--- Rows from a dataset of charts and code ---
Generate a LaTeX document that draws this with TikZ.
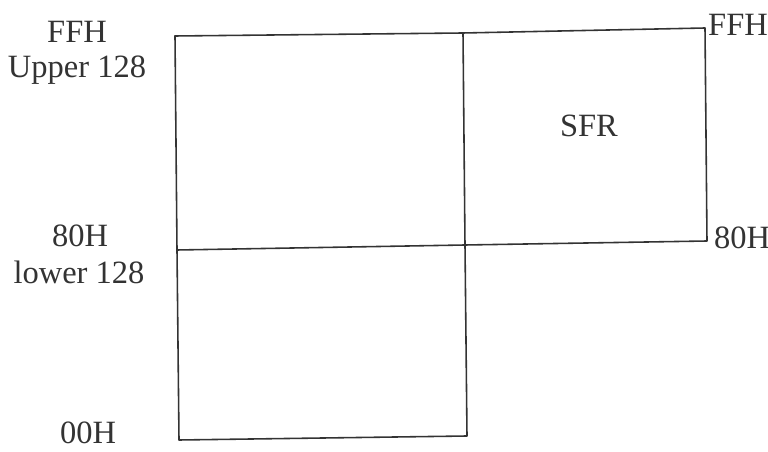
\documentclass[tikz,border=0pt]{standalone}
\usepackage{fontspec}
\setmainfont{Liberation Serif}
\usetikzlibrary{positioning}

\begin{document}
\begin{tikzpicture}[
x=0.02cm, y=-0.02cm,
lbl/.style={font=\fontsize{18.5}{20}\selectfont, text=black!80, inner sep=1pt},
wall/.style={line width=0.9pt, draw=black!80, line cap=round, line join=round} ]

\useasboundingbox (0,0) rectangle (768,452);

% corners of the memory blocks
\coordinate (ul) at (175,36);
\coordinate (um) at (463,33);
\coordinate (ur) at (705,28);
\coordinate (ml) at (177,250);
\coordinate (mm) at (465,245);
\coordinate (mr) at (707,241);
\coordinate (bl) at (179,440);
\coordinate (bm) at (467,436);

\draw[wall] (ul) -- (um) -- (ur) -- (mr) -- (mm) -- (ml);
\draw[wall] (ul) -- (ml) -- (bl) -- (bm) -- (mm) -- (um);

\node[lbl](ffhl) at (77,32) {FFH};
\node[lbl](upper) at (77,70) {Upper 128};
\node[lbl](eightl) at (80,236) {80H};
\node[lbl](lower) at (79,272) {lower 128};
\node[lbl](zero) at (88,433) {00H};

\node[lbl](ffhr) at (738,25) {FFH};
\node[lbl](eightr) at (742,238) {80H};
\node[lbl](sfr) at (589,126) {SFR};
\end{tikzpicture}
\end{document}
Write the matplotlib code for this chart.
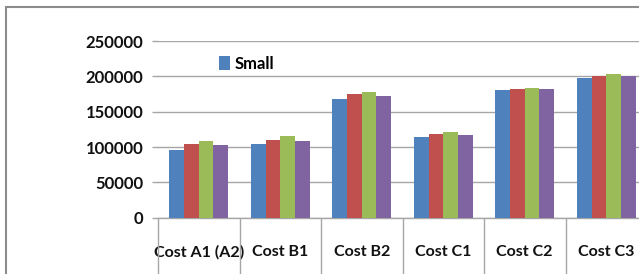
import matplotlib
matplotlib.use("Agg")
import matplotlib.pyplot as plt
import numpy as np
from matplotlib.patches import Rectangle, Patch

categories = ["Cost A1 (A2)", "Cost B1", "Cost B2", "Cost C1", "Cost C2", "Cost C3"]
series_names = ["Small", "Series 2", "Series 3", "Series 4"]
s1 = [96000, 104000, 168500, 114700, 180900, 197900]
s2 = [104000, 110000, 174800, 119000, 182300, 200700]
s3 = [108600, 115300, 177600, 121000, 183700, 203100]
s4 = [102500, 108600, 172800, 117600, 182300, 200700]
yticks = [0, 50000, 100000, 150000, 200000, 250000]
colors = ["#4F81BD", "#C0504D", "#9BBB59", "#8064A2"]

plt.rcParams['font.family'] = ['Lato', 'DejaVu Sans']

W, H = 639, 274
fig = plt.figure(figsize=(W / 100, H / 100), dpi=100)

# outer chart border (cropped on right/bottom)
fig.patches.append(Rectangle((6 / W, -0.1), 1.2, (H - 6.5) / H + 0.1,
                             transform=fig.transFigure, fill=False,
                             edgecolor="#8c8c8c", linewidth=1.5))

left = 158 / W
right = 647 / W
bottom = (H - 217.7) / H
top = (H - 41) / H
ax = fig.add_axes([left, bottom, right - left, top - bottom])

x = np.arange(len(categories))
bw = 0.18
data = [s1, s2, s3, s4]
for i, (vals, c) in enumerate(zip(data, colors)):
    ax.bar(x + (i - 1.5) * bw, vals, width=bw, color=c, zorder=3)

ax.set_xlim(-0.5, len(categories) - 0.5)
ax.set_ylim(0, 250000)
ax.set_yticks(yticks)
ax.set_yticklabels([str(v) for v in yticks], fontsize=12, fontweight='bold',
                   color="#111111")
ax.yaxis.grid(True, color="#a6a6a6", linewidth=1, zorder=0)
ax.set_axisbelow(True)

ax.set_xticks(x)
ax.set_xticklabels(categories, fontsize=11.5, fontweight='bold', color="#111111")
ax.set_xticks(np.arange(-0.5, len(categories) + 0.5, 1), minor=True)
ax.tick_params(axis='x', which='major', length=0, pad=20)
ax.tick_params(axis='x', which='minor', length=42, color="#a6a6a6", width=1)
ax.tick_params(axis='y', length=4.5, color="#a6a6a6", width=1, pad=6)

for sp in ["top", "right"]:
    ax.spines[sp].set_visible(False)
ax.spines["left"].set_visible(False)
ax.spines["bottom"].set_color("#a6a6a6")
ax.spines["bottom"].set_linewidth(1)

leg_handles = [Patch(facecolor=colors[0])]
ax.legend(leg_handles, series_names[:1], loc="upper left",
          bbox_to_anchor=((219 - 158) / (647 - 158), 1 - (56 - 41) / 176.7),
          frameon=False, prop={'size': 12, 'weight': 'bold'},
          handlelength=0.65, handleheight=0.9,
          handletextpad=0.3, borderaxespad=0, borderpad=0)

fig.savefig("out.png", dpi=100)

--- Challenge ---
Copy the listing above exactly, but only from the line with "Write the matplotlib code for this chart." through the line with "fig = plt.figure(figsize=(W", including those two lines and excluding any picture.

--- Written answer ---
Write the matplotlib code for this chart.
import matplotlib
matplotlib.use("Agg")
import matplotlib.pyplot as plt
import numpy as np
from matplotlib.patches import Rectangle, Patch

categories = ["Cost A1 (A2)", "Cost B1", "Cost B2", "Cost C1", "Cost C2", "Cost C3"]
series_names = ["Small", "Series 2", "Series 3", "Series 4"]
s1 = [96000, 104000, 168500, 114700, 180900, 197900]
s2 = [104000, 110000, 174800, 119000, 182300, 200700]
s3 = [108600, 115300, 177600, 121000, 183700, 203100]
s4 = [102500, 108600, 172800, 117600, 182300, 200700]
yticks = [0, 50000, 100000, 150000, 200000, 250000]
colors = ["#4F81BD", "#C0504D", "#9BBB59", "#8064A2"]

plt.rcParams['font.family'] = ['Lato', 'DejaVu Sans']

W, H = 639, 274
fig = plt.figure(figsize=(W / 100, H / 100), dpi=100)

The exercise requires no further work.